SELECT ph.cust_bus_nm
, ph.clup_fmt1
, ph.batch_period_month_yr_dt
, ph.batch_sys_id
, ph.our_prem_amt
, ph.liab_amt
, ph.code
, ph.pol_effect_dt
, ph.pol_nbr
, ph.agent_prem_amt
, ph.uw_sys_id
, ph.cost_cntr_sys_id
, ph.state_cd
, ph.loc_rep_sys_id
, ph.cust_sys_id
, ph.clup_sys_id
, ph.item_type
, ph.pol_type_cd
, ph.acct_period_month_yr_dt
, ph.hist_rev_ind
, ph.validation_dts
FROM tr_pol_h_endr_h_v ph
WHERE ph.liab_amt >= 2500000
AND ph.acct_period_month_yr_dt BETWEEN TO_DATE ('200902', 'YYYYMM') AND TO_DATE ('200902', 'YYYYMM')
AND DECODE (0
, 0, ph.uw_sys_id
, 0) = ph.uw_sys_id
AND DECODE (0
, 0, ph.cost_cntr_sys_id
, 0) = ph.cost_cntr_sys_id
AND DECODE ('ALL'
, 'ALL', ph.state_cd
, 'ALL') = ph.state_cd
AND DECODE (0
, 0, NVL (ph.loc_rep_sys_id, 0)
, 0) = NVL (ph.loc_rep_sys_id, 0)
AND DECODE (0
, 0, ph.cust_sys_id
, 0) = ph.cust_sys_id
AND DECODE (0
, 0, ph.clup_sys_id
, 0) = ph.clup_sys_id
/



I also added the liab_amt column to the FBI so that both conditions could be satisfied/matched in the index to eliminate a TABLE ACCESS to filter on liab_amt.
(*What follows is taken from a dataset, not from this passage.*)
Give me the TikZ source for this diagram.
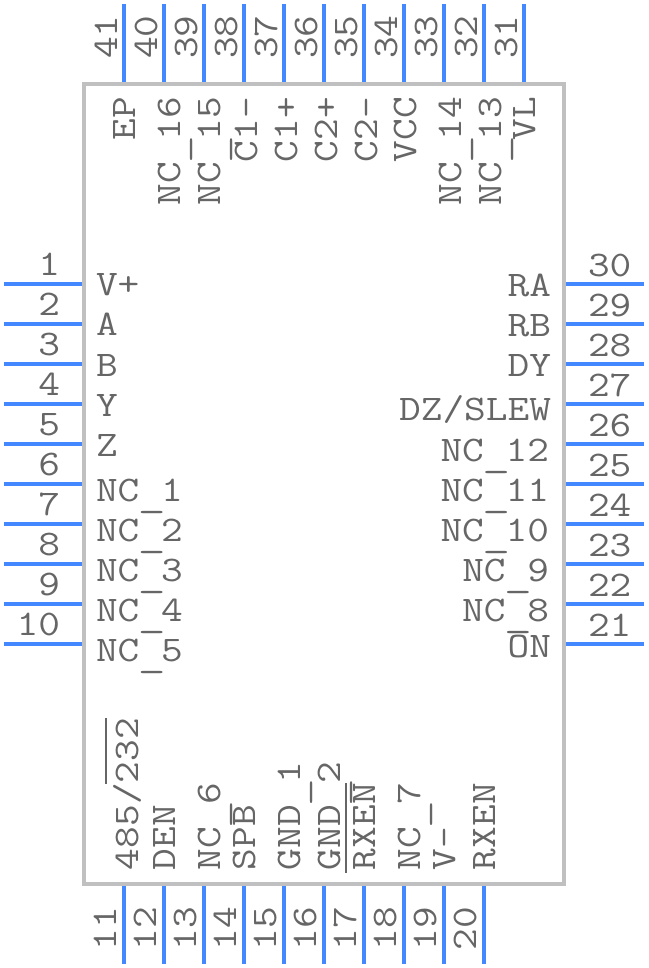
\documentclass[tikz,border=0pt]{standalone}
\usepackage{fontspec}
\newfontfamily\pinfont{Latin Modern Mono}[FakeStretch=1.17]
\definecolor{pinblue}{HTML}{4488FF}
\definecolor{bodygray}{HTML}{C0C0C0}
\definecolor{txtgray}{HTML}{666666}
\newcommand\usc{\smash{\raisebox{-5pt}{\makebox[0pt][l]{\kern-1.5pt\scalebox{1.28}[1]{\_}}\phantom{\_}}}}
\tikzset{
 pinline/.style={draw=pinblue,line width=4pt},
 bodybox/.style={draw=bodygray,line width=4pt},
 lab/.style={inner sep=0pt,outer sep=0pt,text=txtgray,font=\pinfont\fontsize{36}{36}\selectfont},
 barline/.style={draw=txtgray,line width=1.6pt},
}
\begin{document}
\begin{tikzpicture}[x=1pt,y=-1pt]
\useasboundingbox (0,0) rectangle (648,968);
\coordinate (bodyA) at (84,84);
\coordinate (bodyB) at (564,884);
\draw[bodybox] (bodyA) rectangle (bodyB);
% left pins
\foreach \n/\y in {1/284,2/324,3/364,4/404,5/444,6/484,7/524,8/564,9/604,10/644}{
 \coordinate (pl\n) at (82,\y); \coordinate (plo\n) at (4,\y);
 \draw[pinline] (plo\n) -- (pl\n);
 \node[lab,anchor=base east] (numl\n) at (60,\y-9) {\n};
}
% right pins
\foreach \n/\y in {30/284,29/324,28/364,27/404,26/444,25/484,24/524,23/564,22/604,21/644}{
 \coordinate (pr\n) at (566,\y); \coordinate (pro\n) at (644,\y);
 \draw[pinline] (pr\n) -- (pro\n);
 \node[lab,anchor=base west] (numr\n) at (588,\y-8) {\n};
}
% top pins
\foreach \n/\x in {41/124,40/164,39/204,38/244,37/284,36/324,35/364,34/404,33/444,32/484,31/524}{
 \coordinate (pt\n) at (\x,82); \coordinate (pto\n) at (\x,4);
 \draw[pinline] (pto\n) -- (pt\n);
 \node[lab,anchor=base west,rotate=90] (numt\n) at (\x-7,59) {\n};
}
% bottom pins
\foreach \n/\x in {11/124,12/164,13/204,14/244,15/284,16/324,17/364,18/404,19/444,20/484}{
 \coordinate (pb\n) at (\x,886); \coordinate (pbo\n) at (\x,964);
 \draw[pinline] (pb\n) -- (pbo\n);
 \node[lab,anchor=base west,rotate=90] (numb\n) at (\x-8,950) {\n};
}
% left names
\foreach \t/\y [count=\i] in {V+/295,A/335,B/376,Y/416,Z/456,NC\usc 1/501,NC\usc 2/541,NC\usc 3/581,NC\usc 4/621,NC\usc 5/661}{
 \node[lab,anchor=base west] (nl\i) at (96,\y) {\t};
}
% right names
\foreach \t/\y/\xr [count=\i] in {RA/296/551,RB/336/551,DY/376/551,{DZ/SLEW}/420/551,NC\usc 12/461/549,NC\usc 11/501/549,NC\usc 10/541/549,NC\usc 9/581/549,NC\usc 8/621/549,ON/657/551}{
 \node[lab,anchor=base east] (nr\i) at (\xr,\y) {\t};
}
% top names
\foreach \t/\x [count=\i] in {EP/135,NC\usc 16/180,NC\usc 15/220,C1-/257,C1+/297,C2+/337,C2-/377,VCC/416,NC\usc 14/461,NC\usc 13/501,VL/535}{
 \node[lab,anchor=base east,rotate=90] (nt\i) at (\x,97) {\t};
}
% bottom names
\foreach \t/\x [count=\i] in {{485/232}/138,DEN/175,NC\usc 6/220,SPB/255,GND\usc 1/300,GND\usc 2/340,RXEN/375,NC\usc 7/420,V-/455,RXEN/495}{
 \node[lab,anchor=base west,rotate=90] (nb\i) at (\x,870) {\t};
}
% overbars
\coordinate (ovA) at (106,718); \coordinate (ovB) at (106,784);
\draw[barline] (ovA) -- (ovB);
\coordinate (ovC) at (346,783); \coordinate (ovD) at (346,873);
\draw[barline] (ovC) -- (ovD);
\end{tikzpicture}
\end{document}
The result was execution times that fell into the 4-6 second range. From hours to seconds. Not bad.

But, I really wonder how something so simple was overlooked for so long. Apparently, this query had been on the top of the "bad SQL" list for ages and multiple attempts had been made to optimize it. But, within just a few minutes, I noted the issues and was able to recommend the fix. I don't think the fix was that hard but it seemed to be a stumper for some time. Why?

I think it may have been both a bit of oversight and a bit of lack of understanding. The oversight was in accessing a table (tr_policy) twice. Mantra => Never do anything more than absolutely necessary.
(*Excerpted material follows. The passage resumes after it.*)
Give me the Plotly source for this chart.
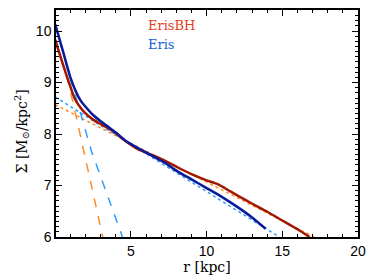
import plotly.graph_objects as go

# ErisBH (red) measured profile
r_bh = [0.0, 0.3, 0.7, 1.0, 1.3, 1.7, 2.0, 2.5, 2.9, 3.4, 3.8, 4.7, 5.5, 6.5, 7.2, 8.1, 9.0, 10.0, 10.7, 11.6, 12.5, 13.3, 14.0, 15.0, 16.0, 16.8]
s_bh = [9.83, 9.55, 9.18, 8.92, 8.68, 8.50, 8.40, 8.28, 8.21, 8.13, 8.06, 7.85, 7.70, 7.58, 7.49, 7.35, 7.22, 7.10, 7.03, 6.88, 6.73, 6.60, 6.49, 6.32, 6.15, 6.0]

# Eris (navy) measured profile
r_e = [0.0, 0.5, 1.0, 1.4, 1.7, 2.0, 2.5, 3.0, 3.5, 4.0, 4.7, 5.5, 6.5, 7.2, 8.1, 9.0, 10.0, 11.0, 12.0, 13.0, 13.9]
s_e = [10.13, 9.62, 9.10, 8.80, 8.64, 8.53, 8.37, 8.25, 8.14, 8.03, 7.86, 7.72, 7.56, 7.45, 7.27, 7.12, 6.95, 6.78, 6.59, 6.38, 6.16]

# Bulge fits (dashed)
r_bulge_bh = [0.0, 0.4, 0.85, 1.3, 1.83, 2.5, 3.14]
s_bulge_bh = [9.80, 9.45, 9.02, 8.45, 7.72, 6.85, 6.0]
r_bulge_e = [0.0, 0.5, 1.07, 1.6, 2.05, 2.4, 3.4, 4.44]
s_bulge_e = [10.11, 9.60, 9.03, 8.48, 8.00, 7.66, 6.85, 6.0]

# Disk fits (dotted)
r_disk_bh = [0.0, 17.1]
s_disk_bh = [8.57, 6.0]
r_disk_e = [0.0, 14.8]
s_disk_e = [8.72, 6.0]

ORANGE = "#ff8a2a"
LBLUE = "#2f9cff"
RED = "#a01800"
NAVY = "#0a1a9a"
SERIF = "DejaVu Serif"

fig = go.Figure()
fig.add_trace(go.Scatter(x=r_disk_bh, y=s_disk_bh, mode="lines", line=dict(color=ORANGE, width=1.5, dash="dot")))
fig.add_trace(go.Scatter(x=r_disk_e, y=s_disk_e, mode="lines", line=dict(color=LBLUE, width=1.5, dash="dot")))
fig.add_trace(go.Scatter(x=r_bulge_bh, y=s_bulge_bh, mode="lines", line=dict(color=ORANGE, width=1.5, dash="dash")))
fig.add_trace(go.Scatter(x=r_bulge_e, y=s_bulge_e, mode="lines", line=dict(color=LBLUE, width=1.5, dash="dash")))
fig.add_trace(go.Scatter(x=r_bh, y=s_bh, mode="lines", line=dict(color=RED, width=2.5, shape="spline", smoothing=0.6)))
fig.add_trace(go.Scatter(x=r_e, y=s_e, mode="lines", line=dict(color=NAVY, width=2.5, shape="spline", smoothing=0.6)))

fig.add_annotation(x=0.297, y=0.93, xref="paper", yref="paper", text="ErisBH", showarrow=False,
                   xanchor="left", yanchor="middle", font=dict(family=SERIF, size=13, color="#e2401a"))
fig.add_annotation(x=0.297, y=0.85, xref="paper", yref="paper", text="Eris", showarrow=False,
                   xanchor="left", yanchor="middle", font=dict(family=SERIF, size=13, color="#1a5fd6"))
fig.add_annotation(x=-0.114, y=0.463, xref="paper", yref="paper", text="Σ [M<sub>⊙</sub>/kpc<sup>2</sup>]",
                   showarrow=False, textangle=-90, xanchor="center", yanchor="middle",
                   font=dict(family=SERIF, size=14, color="black"))

axis_common = dict(showline=True, linecolor="black", linewidth=1.5, mirror="allticks", ticks="inside",
                   tickcolor="black", showgrid=False, zeroline=False,
                   tickfont=dict(family="Liberation Sans", size=14, color="black"))
fig.update_xaxes(range=[0.05, 20], tickvals=[5, 10, 15, 20], ticklen=6, tickwidth=1,
                 minor=dict(dtick=1, tick0=0, ticklen=3, ticks="inside", tickcolor="black"),
                 title=dict(text="r [kpc]", font=dict(family=SERIF, size=14, color="black"), standoff=4),
                 **axis_common)
fig.update_yaxes(range=[6, 10.41], tickvals=[6, 7, 8, 9, 10], ticklen=6, tickwidth=1,
                 minor=dict(dtick=0.1, tick0=0, ticklen=3, ticks="inside", tickcolor="black"),
                 **axis_common)
fig.update_layout(width=374, height=280, margin=dict(l=56, r=12, t=8, b=43),
                  plot_bgcolor="white", paper_bgcolor="white", showlegend=False)
fig.write_html("out.html", config={"displayModeBar": False},
               post_script="document.body.style.margin='0px';document.body.style.overflow='hidden';")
It may have also been oversight that the FBI wasn't getting used. But for that one, I'm going to point the finger at lack of understanding. The expression in the index definition must match the expression in the SQL. I don't think the coder realized that when the view source used TRUNC, that was all that was needed. And, I think that the reason nobody caught it was that nobody was looking at an actual execution plan for the query. They may have either only been looking at an explain plan (which may have shown an index use???) or they didn't look at a plan at all and just assumed the index was in use (this is what I think is most likely).

So, the moral of the story once again is: why guess when you can know? I haven't included the tests I conducted here for the sake of brevity (well OK... this post is not short, but it could've been a lot longer!), but with the test data and actual execution plan information in front of me, this one seemed quite easy. Guessing at the problem and possible solutions had allowed an easy fix to be overlooked for months. With good data, the problem was quite obvious and the solution easy to implement.

Repeat after me: why guess when you can know?!

3 comments:

Joel Garry said...

This OTN thread was a bit of an eye-opener for me, for FBI statistics.

word: preco

Karen said...

Joel - Good stuff. I've been hit with FBI statistics issues in the past so this wasn't totally unfamiliar. But, the thread is a nice one for things to consider with FBIs and the hidden columns behind them. Thanks for the link!

Unknown said...

Seems like I have seen this kind of thing before. I have pushed for the following solution:

Assuming the trunc of the day is what is required then simply do the truncation work at insert/update time by means of a trigger. Seems like this would avoid the trunc function in the query. This would avoid the TRUNC(TRUNC(date)) situation. Assuming the developer checks what is going on :)

It has been my experience in most business situations this is what is required.